Pois bem, eu passava as noites ouvindo aqueles “Ooooh, yesssss...Fuck me...Fuck me” unido a gritos de “Aiiiiiii...é agora...é agora”.... E o pior: depois que eles terminavam, adormeciam, esqueciam-se da vida e... De desligar a TV.
Dá pra imaginar aquele típico chiado televisivo, alto e bom som, em plena madrugada? E sem falar nos roncos do maridão saciado. Eu, coitada, com os dois travesseiros, um em cada ouvido, tentava, em vão, dormir e caía no choro, não sei se de raiva ou solidão. Só sei que sexo, para mim, não foi mais a mesma coisa.
Esta vizinha tinha um filho de mais ou menos seis anos, chamado Carlinhos. Posso garantir ao caríssimo leitor que sei o nome do Carlinhos porque ele mesmo me disse, mas pela boca da mãe eu o conhecia como “porra”. E posso garantir também que o nome do marido não sei até o dia de hoje, só o conheci pela alcunha de “bicho nojento”.
Era um tal de “Vem cá, porra; vem tomar banho, porra; anda comer, porra”, que fiquei curiosa pra saber o nome daquela criança. Aproveitei um dia em que ele brincava na calçada e perguntei: - Qual o seu nome, garoto? (quase que o chamo “porra”). E ele respondeu, para minha surpresa:
--- Carlinhos!
Entrei em casa satisfeita de saber que o menino tinha um nome, quando, estupefata, ouvi a vizinha chamar do quintal de sua casa: - Carliiiiiimmmm....! E o menino nada de responder. Ela chamou a segunda vez mais alto: - Carliiiiiiiiiiimmm!... E nada. Eu torcia que o garoto respondesse, pois havia acontecido um milagre: a mãe do Carlinhos o chamava pelo seu verdadeiro nome. Pensei cá com meus botões: é o aniversário dele, talvez.
Com a voz já se esguelando, gritou a terceira vez: - Carliiiiiiimmmm... E o Carlinhos lá na calçada, brincando...
A mulher largou o que tava fazendo e, aos berros, esbravejou da cozinha: - Pau no cúúúúú, vem cáááááá... E o Carlinhos, lá da calçada, respondeu choroso e calmo: - Quiééé, mãe?
Aí eu pensei: Deve ser o sobrenome dele.
Agora voltando ao ônibus, a mulher baixinha e troncuda abriu o verbo "palavrear".

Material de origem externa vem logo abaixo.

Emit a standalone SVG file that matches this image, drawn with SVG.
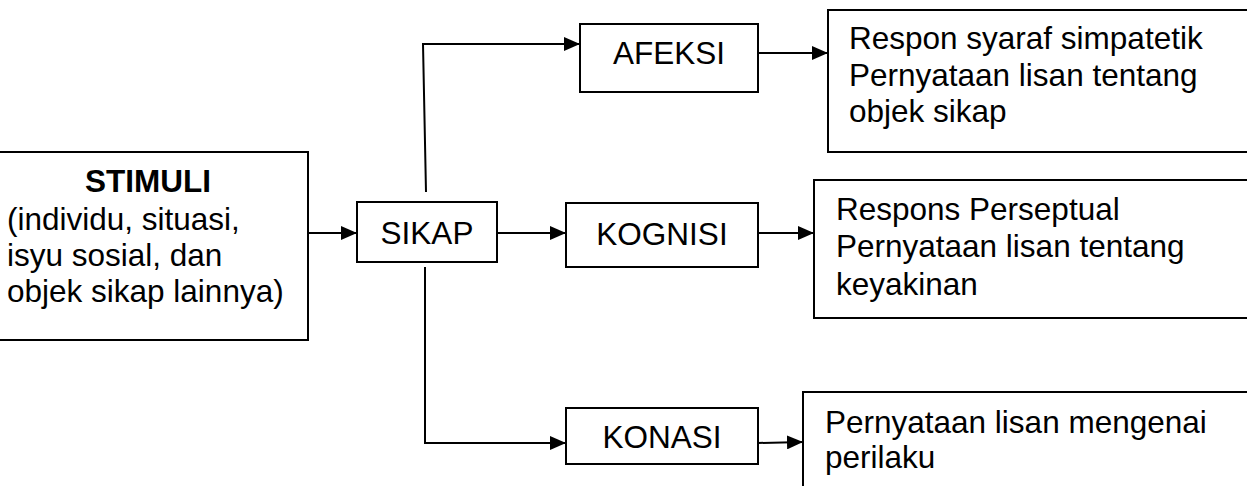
<svg xmlns="http://www.w3.org/2000/svg" width="1247" height="486" viewBox="0 0 1247 486">
<style>
.box{fill:#fff;stroke:#000;stroke-width:2}
.t{font-family:"Liberation Sans",Arial,sans-serif;font-size:31.5px;fill:#000}
.b{font-weight:bold}
.c{fill:none;stroke:#000;stroke-width:2}
</style>
<defs>
<marker id="ah" markerWidth="16" markerHeight="14" refX="16" refY="7" orient="auto" markerUnits="userSpaceOnUse">
<path d="M0,0 L16,7 L0,14 Z" fill="#000"/>
</marker>
</defs>
<rect width="1247" height="486" fill="#fff"/>
<g id="stimuli">
<rect class="box" x="-5" y="152" width="313" height="188"/>
<text class="t b" x="148" y="192" text-anchor="middle">STIMULI</text>
<text class="t" x="7" y="230">(individu, situasi,</text>
<text class="t" x="7" y="266">isyu sosial, dan</text>
<text class="t" x="7" y="302">objek sikap lainnya)</text>
</g>
<g id="sikap">
<rect class="box" x="357" y="202" width="140" height="60"/>
<text class="t" x="427" y="244" text-anchor="middle">SIKAP</text>
</g>
<g id="afeksi">
<rect class="box" x="580" y="24" width="178" height="68"/>
<text class="t" x="669" y="64" text-anchor="middle">AFEKSI</text>
</g>
<g id="kognisi">
<rect class="box" x="566" y="203" width="192" height="64"/>
<text class="t" x="662" y="245" text-anchor="middle">KOGNISI</text>
</g>
<g id="konasi">
<rect class="box" x="566" y="408" width="192" height="56"/>
<text class="t" x="662" y="448" text-anchor="middle">KONASI</text>
</g>
<g id="respon-afeksi">
<rect class="box" x="828" y="10" width="430" height="142"/>
<text class="t" x="849" y="49">Respon syaraf simpatetik</text>
<text class="t" x="849" y="86">Pernyataan lisan tentang</text>
<text class="t" x="849" y="122">objek sikap</text>
</g>
<g id="respon-kognisi">
<rect class="box" x="814" y="180" width="444" height="138"/>
<text class="t" x="836" y="220">Respons Perseptual</text>
<text class="t" x="836" y="257">Pernyataan lisan tentang</text>
<text class="t" x="836" y="295">keyakinan</text>
</g>
<g id="respon-konasi">
<rect class="box" x="803" y="392" width="455" height="110"/>
<text class="t" x="825" y="433">Pernyataan lisan mengenai</text>
<text class="t" x="825" y="468">perilaku</text>
</g>
<g id="connectors">
<line class="c" x1="308" y1="233" x2="357" y2="233" marker-end="url(#ah)"/>
<polyline class="c" points="426,192 423,44 580,44" marker-end="url(#ah)"/>
<line class="c" x1="497" y1="233" x2="566" y2="233" marker-end="url(#ah)"/>
<polyline class="c" points="425,267 425,443 566,443" marker-end="url(#ah)"/>
<line class="c" x1="758" y1="53" x2="828" y2="53" marker-end="url(#ah)"/>
<line class="c" x1="758" y1="233" x2="814" y2="233" marker-end="url(#ah)"/>
<line class="c" x1="758" y1="443" x2="803" y2="442" marker-end="url(#ah)"/>
</g>
</svg>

Gritou da roleta a plenos pulmões: - Motoriiiiiistaaaaa, cadê o "carai" do trocador? A gente tem mais o que fazer... Eu num posso ficar nessa porra em pé a tarde toda, não!
O motorista olhou pelo retrovisor com os olhos espantados e perguntou: - O trocador num tá aí, não????

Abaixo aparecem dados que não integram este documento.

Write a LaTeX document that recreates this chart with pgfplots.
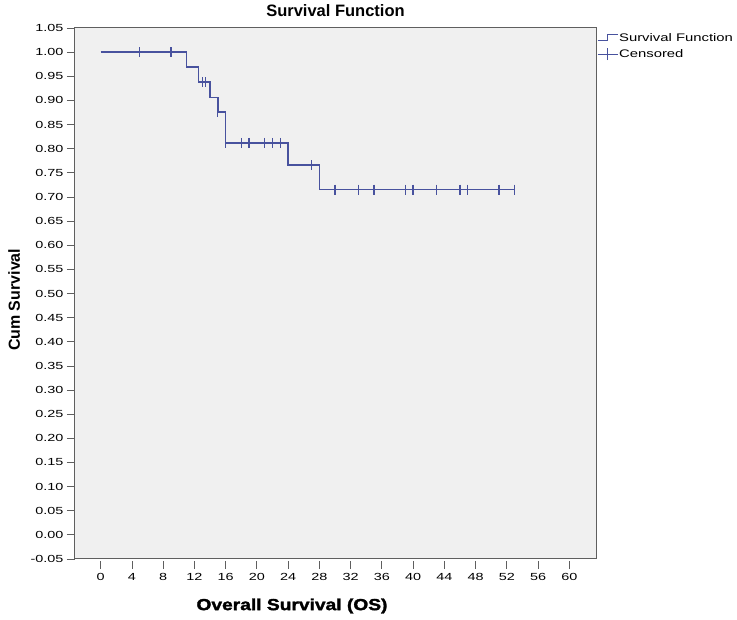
\documentclass[border=0pt]{standalone}
\usepackage{pgfplots}
\pgfplotsset{compat=1.18}
\usepackage{fontspec}
\setmainfont{Liberation Sans}
\newfontfamily\widefont[FakeStretch=1.4]{Liberation Sans}
\newfontfamily\legfont[FakeStretch=1.35]{Liberation Sans}
\newfontfamily\xlabfont[FakeStretch=1.2,FakeBold=2]{Liberation Sans Bold}
\definecolor{kmblue}{RGB}{72,82,158}
\definecolor{framegray}{RGB}{95,95,95}
\definecolor{bggray}{RGB}{240,240,240}
\begin{document}
\begin{tikzpicture}
\path[use as bounding box] (-75pt,-61pt) rectangle (662pt,559pt);
\begin{axis}[
  at={(0pt,0pt)}, anchor=south west,
  scale only axis, width=521pt, height=531pt,
  xmin=-3.29, xmax=63.42, ymin=-0.05, ymax=1.05,
  xtick={0,4,...,60},
  ytick={-0.05,0,0.05,0.10,0.15,0.20,0.25,0.30,0.35,0.40,0.45,0.50,0.55,0.60,0.65,0.70,0.75,0.80,0.85,0.90,0.95,1.00,1.05},
  yticklabel style={/pgf/number format/.cd,fixed,fixed zerofill,precision=2,assume math mode=true},
  xticklabel style={/pgf/number format/assume math mode=true},
  tick label style={font=\widefont\fontsize{10.3}{12}\selectfont, text=black},
  tick align=outside,
  major tick length=8pt,
  xtick style={yshift=-2pt, draw=framegray, line width=0.8pt},
  ytick style={draw=framegray, line width=0.8pt},
  xticklabel style={yshift=-3pt},
  xtick pos=bottom, ytick pos=left,
  axis line style={draw=framegray, line width=1pt},
  axis background/.style={fill=bggray},
  title={\bfseries\fontsize{16.5}{18}\selectfont Survival Function},
  title style={at={(axis description cs:0.5,1)}, anchor=south, yshift=2pt},
  xlabel={\xlabfont\fontsize{16}{18}\selectfont Overall Survival (OS)},
  xlabel style={at={(axis description cs:0.4165,-0.0885)}, anchor=center},
  ylabel={\bfseries\fontsize{16}{18}\selectfont Cum Survival},
  ylabel style={at={(axis description cs:-0.117,0.488)}, anchor=center},
  legend style={at={(axis description cs:1,1)}, anchor=north west, draw=none, fill=none,
    font=\legfont\fontsize{11}{13}\selectfont, row sep=4pt, xshift=1pt, yshift=-4pt,
    inner sep=0pt, nodes={inner sep=1pt}},
  legend cell align=left,
]
\addplot[const plot, kmblue, line width=1.4pt,
  legend image code/.code={\draw[kmblue, line width=0.9pt] (0pt,-3pt) -- (10pt,-3pt) -- (10pt,3pt) -- (20pt,3pt);}]
  coordinates {(0,1.000) (11,0.969) (12.5,0.938) (14,0.906) (15,0.876) (16,0.812) (24,0.766) (28,0.715) (53,0.715)};
\addlegendentry{Survival Function}
\addplot[only marks, mark=|, mark size=5pt, kmblue, mark options={line width=1.2pt},
  legend image code/.code={\draw[kmblue, line width=0.9pt] (0pt,0pt) -- (20pt,0pt); \draw[kmblue, line width=0.9pt] (10pt,-6pt) -- (10pt,6pt);}]
  coordinates {(5,1.000) (9,1.000) (13,0.938) (13.4,0.938) (15,0.876) (16,0.812) (18,0.812) (19,0.812) (21,0.812) (22,0.812) (23,0.812) (27,0.766) (30,0.715) (33,0.715) (35,0.715) (39,0.715) (40,0.715) (43,0.715) (46,0.715) (47,0.715) (51,0.715) (53,0.715)};
\addlegendentry{Censored}
\end{axis}
\end{tikzpicture}
\end{document}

E todos responderam em uníssono: - Nãããooo!
O homem parou o ônibus, botou a mão na cabeça e disse: - Valha, esqueci o trocador no terminal.
A gargalhada foi unânime. Ficamos uns cinco minutos esperando o esquecido e aflito trocador chegar num ônibus que vinha atrás.
Desci no meu itinerário pensando: Coisas de cearense.

2 comments:

Anonymous said...
This comment has been removed by the author.
Anonymous said...

Aqui na minha rua tem uns garotos que tem nomes e sobrenomes estranhos também.